### SET EXERCISE
Output the line that holds "Give me the Chart.js source for this chart.", the line that holds "const avgCarbon = [14.1, 10.6, 9.45];", and every line between them, exactly, but none of the pictures.

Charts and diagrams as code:

-*-

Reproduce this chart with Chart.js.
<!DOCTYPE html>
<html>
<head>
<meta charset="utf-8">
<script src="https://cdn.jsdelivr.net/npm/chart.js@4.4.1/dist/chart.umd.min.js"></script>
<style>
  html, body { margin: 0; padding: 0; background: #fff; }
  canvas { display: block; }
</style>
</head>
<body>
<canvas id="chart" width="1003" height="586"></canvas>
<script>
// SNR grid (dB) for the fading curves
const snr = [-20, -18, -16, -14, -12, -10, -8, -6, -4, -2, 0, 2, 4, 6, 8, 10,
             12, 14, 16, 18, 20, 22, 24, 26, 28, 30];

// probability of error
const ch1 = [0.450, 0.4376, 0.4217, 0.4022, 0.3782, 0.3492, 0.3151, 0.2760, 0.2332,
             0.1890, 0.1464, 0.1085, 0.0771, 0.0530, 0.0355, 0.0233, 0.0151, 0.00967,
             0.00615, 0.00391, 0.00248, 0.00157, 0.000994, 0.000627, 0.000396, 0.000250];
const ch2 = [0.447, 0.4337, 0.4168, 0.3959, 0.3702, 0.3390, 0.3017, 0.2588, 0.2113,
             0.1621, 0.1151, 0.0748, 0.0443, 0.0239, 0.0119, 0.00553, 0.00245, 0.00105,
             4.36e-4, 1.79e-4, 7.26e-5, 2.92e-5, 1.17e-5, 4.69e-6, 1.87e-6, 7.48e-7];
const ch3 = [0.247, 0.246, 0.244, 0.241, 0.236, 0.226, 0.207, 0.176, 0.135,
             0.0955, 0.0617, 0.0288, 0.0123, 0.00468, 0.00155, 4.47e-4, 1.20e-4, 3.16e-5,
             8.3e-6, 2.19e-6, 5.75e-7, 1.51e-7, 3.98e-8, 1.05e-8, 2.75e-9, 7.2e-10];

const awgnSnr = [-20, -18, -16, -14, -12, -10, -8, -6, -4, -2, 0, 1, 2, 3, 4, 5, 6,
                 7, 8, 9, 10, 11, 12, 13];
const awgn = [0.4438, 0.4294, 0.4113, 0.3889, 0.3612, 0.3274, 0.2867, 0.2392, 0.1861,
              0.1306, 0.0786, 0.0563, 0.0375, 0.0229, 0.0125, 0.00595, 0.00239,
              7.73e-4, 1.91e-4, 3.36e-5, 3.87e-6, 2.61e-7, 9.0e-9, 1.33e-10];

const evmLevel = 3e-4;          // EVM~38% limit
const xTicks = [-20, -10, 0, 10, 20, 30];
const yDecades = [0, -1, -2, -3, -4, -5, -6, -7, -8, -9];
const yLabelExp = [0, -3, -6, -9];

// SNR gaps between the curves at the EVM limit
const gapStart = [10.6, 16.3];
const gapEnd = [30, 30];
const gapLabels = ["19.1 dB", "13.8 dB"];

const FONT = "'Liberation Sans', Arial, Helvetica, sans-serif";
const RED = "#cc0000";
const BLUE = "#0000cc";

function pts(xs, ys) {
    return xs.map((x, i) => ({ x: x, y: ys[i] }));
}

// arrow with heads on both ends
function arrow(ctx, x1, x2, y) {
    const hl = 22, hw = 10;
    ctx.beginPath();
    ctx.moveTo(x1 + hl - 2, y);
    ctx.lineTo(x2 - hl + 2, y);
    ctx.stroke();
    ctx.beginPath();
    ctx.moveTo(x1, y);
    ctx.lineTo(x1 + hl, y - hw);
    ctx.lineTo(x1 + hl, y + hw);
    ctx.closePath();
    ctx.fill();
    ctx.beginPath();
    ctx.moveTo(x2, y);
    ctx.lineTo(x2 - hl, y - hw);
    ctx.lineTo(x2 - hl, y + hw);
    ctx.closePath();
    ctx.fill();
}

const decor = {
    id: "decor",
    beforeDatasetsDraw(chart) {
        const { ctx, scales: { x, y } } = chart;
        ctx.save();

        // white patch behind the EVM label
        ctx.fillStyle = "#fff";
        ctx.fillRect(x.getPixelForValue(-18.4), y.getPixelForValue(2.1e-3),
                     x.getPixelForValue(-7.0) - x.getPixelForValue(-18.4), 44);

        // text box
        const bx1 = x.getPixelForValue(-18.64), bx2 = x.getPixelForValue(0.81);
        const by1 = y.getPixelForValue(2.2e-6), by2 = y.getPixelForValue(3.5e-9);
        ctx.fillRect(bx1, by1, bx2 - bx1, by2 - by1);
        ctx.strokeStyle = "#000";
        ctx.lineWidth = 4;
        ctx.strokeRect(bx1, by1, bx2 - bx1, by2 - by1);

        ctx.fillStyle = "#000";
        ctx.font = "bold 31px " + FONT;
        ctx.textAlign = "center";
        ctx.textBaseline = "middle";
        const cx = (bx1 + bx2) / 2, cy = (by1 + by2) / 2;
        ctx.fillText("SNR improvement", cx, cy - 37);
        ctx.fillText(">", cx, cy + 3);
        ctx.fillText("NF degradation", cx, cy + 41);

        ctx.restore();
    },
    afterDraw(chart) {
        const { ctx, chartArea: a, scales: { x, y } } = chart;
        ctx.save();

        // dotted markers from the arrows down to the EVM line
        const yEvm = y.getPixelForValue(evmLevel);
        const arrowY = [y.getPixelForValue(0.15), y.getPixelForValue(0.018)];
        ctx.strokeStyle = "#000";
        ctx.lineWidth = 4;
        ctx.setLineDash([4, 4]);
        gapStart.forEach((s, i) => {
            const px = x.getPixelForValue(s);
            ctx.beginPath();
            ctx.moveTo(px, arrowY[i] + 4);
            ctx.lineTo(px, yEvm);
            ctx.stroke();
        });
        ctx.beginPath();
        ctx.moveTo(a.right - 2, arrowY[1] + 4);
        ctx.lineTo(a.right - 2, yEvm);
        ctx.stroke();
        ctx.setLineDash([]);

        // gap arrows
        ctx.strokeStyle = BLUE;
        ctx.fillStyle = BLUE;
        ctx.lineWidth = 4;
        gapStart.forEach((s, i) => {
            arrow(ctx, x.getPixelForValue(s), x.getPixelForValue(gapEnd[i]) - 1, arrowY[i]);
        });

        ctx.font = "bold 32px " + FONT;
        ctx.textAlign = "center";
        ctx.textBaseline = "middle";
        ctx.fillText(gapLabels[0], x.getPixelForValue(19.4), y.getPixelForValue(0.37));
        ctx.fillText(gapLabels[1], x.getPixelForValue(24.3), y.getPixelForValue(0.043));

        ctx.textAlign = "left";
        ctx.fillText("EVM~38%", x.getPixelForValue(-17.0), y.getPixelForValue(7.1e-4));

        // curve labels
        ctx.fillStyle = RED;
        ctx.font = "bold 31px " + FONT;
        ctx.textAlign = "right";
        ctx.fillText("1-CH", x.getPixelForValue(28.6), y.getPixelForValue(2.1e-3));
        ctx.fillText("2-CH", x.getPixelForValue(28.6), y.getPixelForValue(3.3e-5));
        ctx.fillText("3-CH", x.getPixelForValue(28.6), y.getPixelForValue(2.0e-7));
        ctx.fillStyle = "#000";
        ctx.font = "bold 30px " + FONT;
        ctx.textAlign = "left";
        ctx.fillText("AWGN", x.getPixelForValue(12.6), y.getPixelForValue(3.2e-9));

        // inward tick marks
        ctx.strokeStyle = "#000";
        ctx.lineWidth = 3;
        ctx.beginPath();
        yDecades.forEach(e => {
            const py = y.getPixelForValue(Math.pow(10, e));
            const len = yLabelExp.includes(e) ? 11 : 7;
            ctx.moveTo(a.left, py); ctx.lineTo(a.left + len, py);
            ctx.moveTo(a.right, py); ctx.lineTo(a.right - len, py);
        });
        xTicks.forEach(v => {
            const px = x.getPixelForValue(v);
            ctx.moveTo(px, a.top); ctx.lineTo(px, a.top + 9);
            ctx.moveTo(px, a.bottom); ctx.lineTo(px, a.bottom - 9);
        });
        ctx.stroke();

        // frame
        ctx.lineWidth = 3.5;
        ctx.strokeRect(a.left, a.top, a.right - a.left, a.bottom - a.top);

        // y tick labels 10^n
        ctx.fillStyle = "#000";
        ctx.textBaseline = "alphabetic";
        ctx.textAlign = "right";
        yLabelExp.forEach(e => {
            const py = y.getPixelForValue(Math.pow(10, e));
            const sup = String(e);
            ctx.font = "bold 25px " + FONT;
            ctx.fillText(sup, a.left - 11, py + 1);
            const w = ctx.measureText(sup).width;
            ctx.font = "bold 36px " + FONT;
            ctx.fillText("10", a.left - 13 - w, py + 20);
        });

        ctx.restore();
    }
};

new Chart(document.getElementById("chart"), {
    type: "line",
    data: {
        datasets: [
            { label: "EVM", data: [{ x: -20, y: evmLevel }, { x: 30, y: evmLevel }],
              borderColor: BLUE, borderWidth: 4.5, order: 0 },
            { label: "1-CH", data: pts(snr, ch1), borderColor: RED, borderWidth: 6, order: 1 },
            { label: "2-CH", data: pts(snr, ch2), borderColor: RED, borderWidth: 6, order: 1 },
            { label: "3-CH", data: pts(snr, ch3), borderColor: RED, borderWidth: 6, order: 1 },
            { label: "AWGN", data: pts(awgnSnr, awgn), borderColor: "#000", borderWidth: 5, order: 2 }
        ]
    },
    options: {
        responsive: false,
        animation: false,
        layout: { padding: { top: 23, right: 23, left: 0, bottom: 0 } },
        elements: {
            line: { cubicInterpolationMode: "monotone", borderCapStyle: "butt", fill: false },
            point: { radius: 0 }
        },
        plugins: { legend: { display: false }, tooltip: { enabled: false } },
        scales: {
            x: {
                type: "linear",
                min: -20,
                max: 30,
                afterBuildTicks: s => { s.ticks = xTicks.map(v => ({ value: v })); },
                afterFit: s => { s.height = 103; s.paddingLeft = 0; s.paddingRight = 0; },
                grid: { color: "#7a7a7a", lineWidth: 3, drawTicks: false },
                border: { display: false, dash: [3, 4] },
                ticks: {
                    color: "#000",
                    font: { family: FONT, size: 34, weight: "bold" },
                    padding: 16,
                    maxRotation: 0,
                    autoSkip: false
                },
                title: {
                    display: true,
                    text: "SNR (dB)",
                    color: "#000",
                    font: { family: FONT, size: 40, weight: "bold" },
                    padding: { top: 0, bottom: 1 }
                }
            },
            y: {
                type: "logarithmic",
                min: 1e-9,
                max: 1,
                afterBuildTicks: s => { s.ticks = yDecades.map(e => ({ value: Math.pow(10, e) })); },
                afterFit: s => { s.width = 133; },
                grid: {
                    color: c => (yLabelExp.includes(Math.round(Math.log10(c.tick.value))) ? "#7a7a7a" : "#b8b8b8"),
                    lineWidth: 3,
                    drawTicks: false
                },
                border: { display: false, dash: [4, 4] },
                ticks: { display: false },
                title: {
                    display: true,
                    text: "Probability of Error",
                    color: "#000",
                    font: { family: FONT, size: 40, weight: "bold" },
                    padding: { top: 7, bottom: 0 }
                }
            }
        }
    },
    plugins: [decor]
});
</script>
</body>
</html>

-*-

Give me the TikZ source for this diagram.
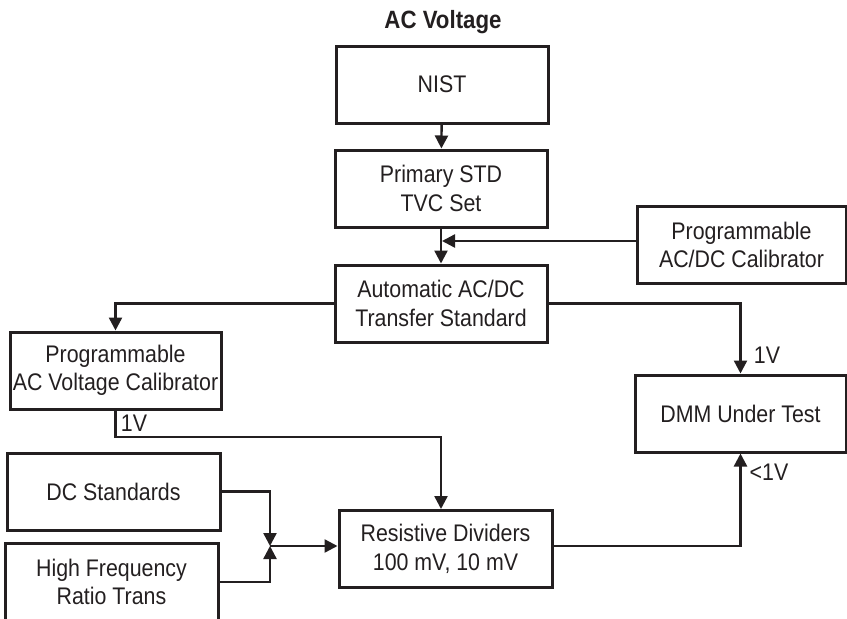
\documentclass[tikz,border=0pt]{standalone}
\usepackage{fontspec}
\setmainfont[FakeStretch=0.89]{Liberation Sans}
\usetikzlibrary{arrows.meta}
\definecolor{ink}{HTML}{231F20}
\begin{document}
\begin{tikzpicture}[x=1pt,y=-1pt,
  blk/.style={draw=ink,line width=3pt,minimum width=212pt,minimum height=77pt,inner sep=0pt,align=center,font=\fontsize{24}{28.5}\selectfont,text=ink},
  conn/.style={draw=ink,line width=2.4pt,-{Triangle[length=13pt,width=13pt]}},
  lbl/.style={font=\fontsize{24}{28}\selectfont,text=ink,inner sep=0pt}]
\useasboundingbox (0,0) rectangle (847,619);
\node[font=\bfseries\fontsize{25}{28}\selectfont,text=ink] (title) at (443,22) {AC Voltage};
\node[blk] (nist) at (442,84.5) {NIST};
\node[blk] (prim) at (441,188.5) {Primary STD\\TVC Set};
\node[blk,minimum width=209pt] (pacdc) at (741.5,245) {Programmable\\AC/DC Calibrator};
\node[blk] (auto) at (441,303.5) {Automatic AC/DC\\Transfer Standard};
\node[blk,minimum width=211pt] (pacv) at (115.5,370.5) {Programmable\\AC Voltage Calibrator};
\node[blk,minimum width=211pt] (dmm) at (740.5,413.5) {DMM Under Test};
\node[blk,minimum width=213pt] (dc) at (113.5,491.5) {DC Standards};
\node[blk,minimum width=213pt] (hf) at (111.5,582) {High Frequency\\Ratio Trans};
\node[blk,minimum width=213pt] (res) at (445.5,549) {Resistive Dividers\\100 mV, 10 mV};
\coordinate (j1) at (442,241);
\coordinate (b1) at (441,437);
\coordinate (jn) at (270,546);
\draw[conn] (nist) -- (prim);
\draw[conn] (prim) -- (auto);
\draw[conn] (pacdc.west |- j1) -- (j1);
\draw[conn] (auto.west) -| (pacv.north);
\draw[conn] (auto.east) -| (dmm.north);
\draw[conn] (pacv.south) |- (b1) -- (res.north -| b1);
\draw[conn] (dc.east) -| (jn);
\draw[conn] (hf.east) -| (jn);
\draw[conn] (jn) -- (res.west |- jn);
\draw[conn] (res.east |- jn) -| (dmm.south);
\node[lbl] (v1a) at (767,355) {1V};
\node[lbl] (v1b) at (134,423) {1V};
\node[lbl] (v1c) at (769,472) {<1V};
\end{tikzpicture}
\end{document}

-*-

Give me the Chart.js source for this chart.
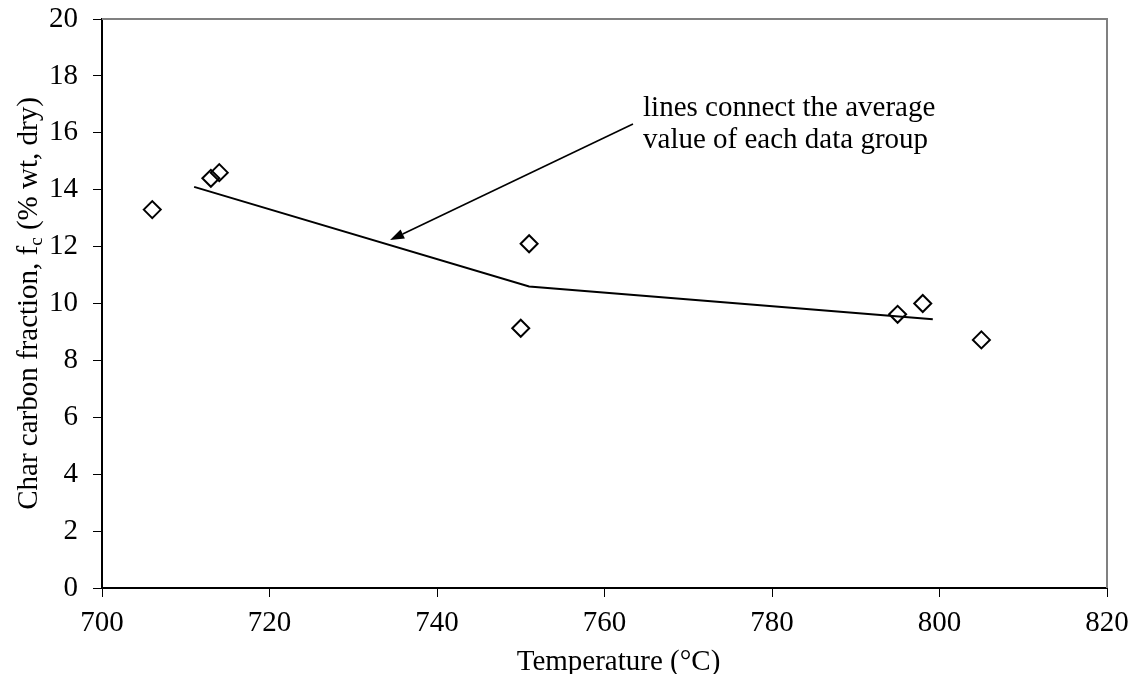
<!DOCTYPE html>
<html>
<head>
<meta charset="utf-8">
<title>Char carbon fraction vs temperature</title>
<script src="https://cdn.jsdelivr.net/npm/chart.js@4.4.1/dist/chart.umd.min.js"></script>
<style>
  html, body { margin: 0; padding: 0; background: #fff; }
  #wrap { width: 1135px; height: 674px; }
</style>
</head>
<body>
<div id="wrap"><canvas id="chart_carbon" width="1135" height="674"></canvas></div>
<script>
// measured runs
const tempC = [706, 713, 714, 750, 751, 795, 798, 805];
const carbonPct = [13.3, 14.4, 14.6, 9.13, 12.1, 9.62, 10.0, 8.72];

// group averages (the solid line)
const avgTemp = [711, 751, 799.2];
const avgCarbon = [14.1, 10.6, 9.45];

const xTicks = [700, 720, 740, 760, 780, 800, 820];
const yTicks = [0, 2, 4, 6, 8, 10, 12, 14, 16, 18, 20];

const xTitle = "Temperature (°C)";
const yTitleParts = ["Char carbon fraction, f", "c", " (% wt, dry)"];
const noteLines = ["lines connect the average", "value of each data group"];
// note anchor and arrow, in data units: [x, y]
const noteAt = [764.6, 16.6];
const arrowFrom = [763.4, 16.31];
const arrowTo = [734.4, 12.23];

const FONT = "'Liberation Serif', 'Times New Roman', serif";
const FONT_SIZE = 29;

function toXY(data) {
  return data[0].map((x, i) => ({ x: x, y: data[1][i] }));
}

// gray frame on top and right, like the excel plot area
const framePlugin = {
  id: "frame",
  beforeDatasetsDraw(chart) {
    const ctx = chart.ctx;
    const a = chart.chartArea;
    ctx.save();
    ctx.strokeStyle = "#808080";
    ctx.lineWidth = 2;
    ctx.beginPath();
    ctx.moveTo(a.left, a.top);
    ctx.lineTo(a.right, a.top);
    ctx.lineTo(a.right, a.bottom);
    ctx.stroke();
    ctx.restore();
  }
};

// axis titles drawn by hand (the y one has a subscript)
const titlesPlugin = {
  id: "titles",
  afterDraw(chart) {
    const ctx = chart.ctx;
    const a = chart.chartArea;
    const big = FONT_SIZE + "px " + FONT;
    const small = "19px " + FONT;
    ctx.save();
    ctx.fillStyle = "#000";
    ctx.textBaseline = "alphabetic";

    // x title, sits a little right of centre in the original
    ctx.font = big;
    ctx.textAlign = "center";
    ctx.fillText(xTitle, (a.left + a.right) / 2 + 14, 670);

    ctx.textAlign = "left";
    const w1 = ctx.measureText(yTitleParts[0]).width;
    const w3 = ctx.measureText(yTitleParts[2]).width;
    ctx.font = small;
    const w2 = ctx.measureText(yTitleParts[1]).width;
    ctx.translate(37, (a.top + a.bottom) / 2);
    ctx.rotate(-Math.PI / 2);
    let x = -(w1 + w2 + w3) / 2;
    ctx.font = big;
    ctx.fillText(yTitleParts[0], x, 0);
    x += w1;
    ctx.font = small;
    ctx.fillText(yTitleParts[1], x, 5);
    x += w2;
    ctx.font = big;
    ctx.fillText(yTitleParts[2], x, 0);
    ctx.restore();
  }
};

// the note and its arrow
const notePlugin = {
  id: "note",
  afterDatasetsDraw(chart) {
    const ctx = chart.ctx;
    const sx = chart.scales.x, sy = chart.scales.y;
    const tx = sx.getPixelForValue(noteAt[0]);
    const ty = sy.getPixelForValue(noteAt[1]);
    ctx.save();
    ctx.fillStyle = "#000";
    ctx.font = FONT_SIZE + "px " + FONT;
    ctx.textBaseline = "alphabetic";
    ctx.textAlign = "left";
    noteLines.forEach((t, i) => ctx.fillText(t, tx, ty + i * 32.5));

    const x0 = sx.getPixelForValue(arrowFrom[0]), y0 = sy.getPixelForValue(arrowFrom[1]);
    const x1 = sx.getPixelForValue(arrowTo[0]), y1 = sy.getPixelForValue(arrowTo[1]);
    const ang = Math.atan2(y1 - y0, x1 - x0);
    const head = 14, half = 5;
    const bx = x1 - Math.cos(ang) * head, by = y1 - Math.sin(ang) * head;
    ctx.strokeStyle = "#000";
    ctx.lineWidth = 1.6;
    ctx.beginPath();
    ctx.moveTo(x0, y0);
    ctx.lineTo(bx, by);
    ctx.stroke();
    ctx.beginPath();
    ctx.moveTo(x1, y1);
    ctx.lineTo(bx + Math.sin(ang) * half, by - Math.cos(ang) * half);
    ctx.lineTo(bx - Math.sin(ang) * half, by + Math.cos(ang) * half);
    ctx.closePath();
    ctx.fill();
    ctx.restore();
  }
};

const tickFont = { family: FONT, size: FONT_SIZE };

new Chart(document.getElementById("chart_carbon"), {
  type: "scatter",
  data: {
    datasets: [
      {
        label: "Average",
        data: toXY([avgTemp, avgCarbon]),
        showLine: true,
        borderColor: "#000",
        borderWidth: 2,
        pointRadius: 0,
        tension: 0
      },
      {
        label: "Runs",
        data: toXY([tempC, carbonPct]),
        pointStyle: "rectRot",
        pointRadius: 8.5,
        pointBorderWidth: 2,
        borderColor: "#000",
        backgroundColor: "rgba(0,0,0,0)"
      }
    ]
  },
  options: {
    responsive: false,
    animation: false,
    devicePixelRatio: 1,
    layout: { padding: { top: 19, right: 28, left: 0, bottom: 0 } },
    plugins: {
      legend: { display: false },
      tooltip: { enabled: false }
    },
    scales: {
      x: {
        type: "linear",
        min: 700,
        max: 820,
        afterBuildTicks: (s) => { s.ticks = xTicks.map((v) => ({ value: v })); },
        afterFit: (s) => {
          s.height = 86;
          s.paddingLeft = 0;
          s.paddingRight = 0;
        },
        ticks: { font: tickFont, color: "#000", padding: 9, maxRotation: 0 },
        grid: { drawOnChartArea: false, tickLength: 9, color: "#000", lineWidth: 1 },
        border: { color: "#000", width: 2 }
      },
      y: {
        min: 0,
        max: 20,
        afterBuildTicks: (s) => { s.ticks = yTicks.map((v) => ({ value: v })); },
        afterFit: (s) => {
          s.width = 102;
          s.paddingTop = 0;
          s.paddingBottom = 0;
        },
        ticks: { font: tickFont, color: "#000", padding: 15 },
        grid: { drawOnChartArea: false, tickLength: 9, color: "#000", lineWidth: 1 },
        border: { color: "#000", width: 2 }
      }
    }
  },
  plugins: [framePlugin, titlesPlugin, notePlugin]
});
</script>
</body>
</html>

-*-

### IN RESPONSE
Give me the Chart.js source for this chart.
<!DOCTYPE html>
<html>
<head>
<meta charset="utf-8">
<title>Char carbon fraction vs temperature</title>
<script src="https://cdn.jsdelivr.net/npm/chart.js@4.4.1/dist/chart.umd.min.js"></script>
<style>
  html, body { margin: 0; padding: 0; background: #fff; }
  #wrap { width: 1135px; height: 674px; }
</style>
</head>
<body>
<div id="wrap"><canvas id="chart_carbon" width="1135" height="674"></canvas></div>
<script>
// measured runs
const tempC = [706, 713, 714, 750, 751, 795, 798, 805];
const carbonPct = [13.3, 14.4, 14.6, 9.13, 12.1, 9.62, 10.0, 8.72];

// group averages (the solid line)
const avgTemp = [711, 751, 799.2];
const avgCarbon = [14.1, 10.6, 9.45];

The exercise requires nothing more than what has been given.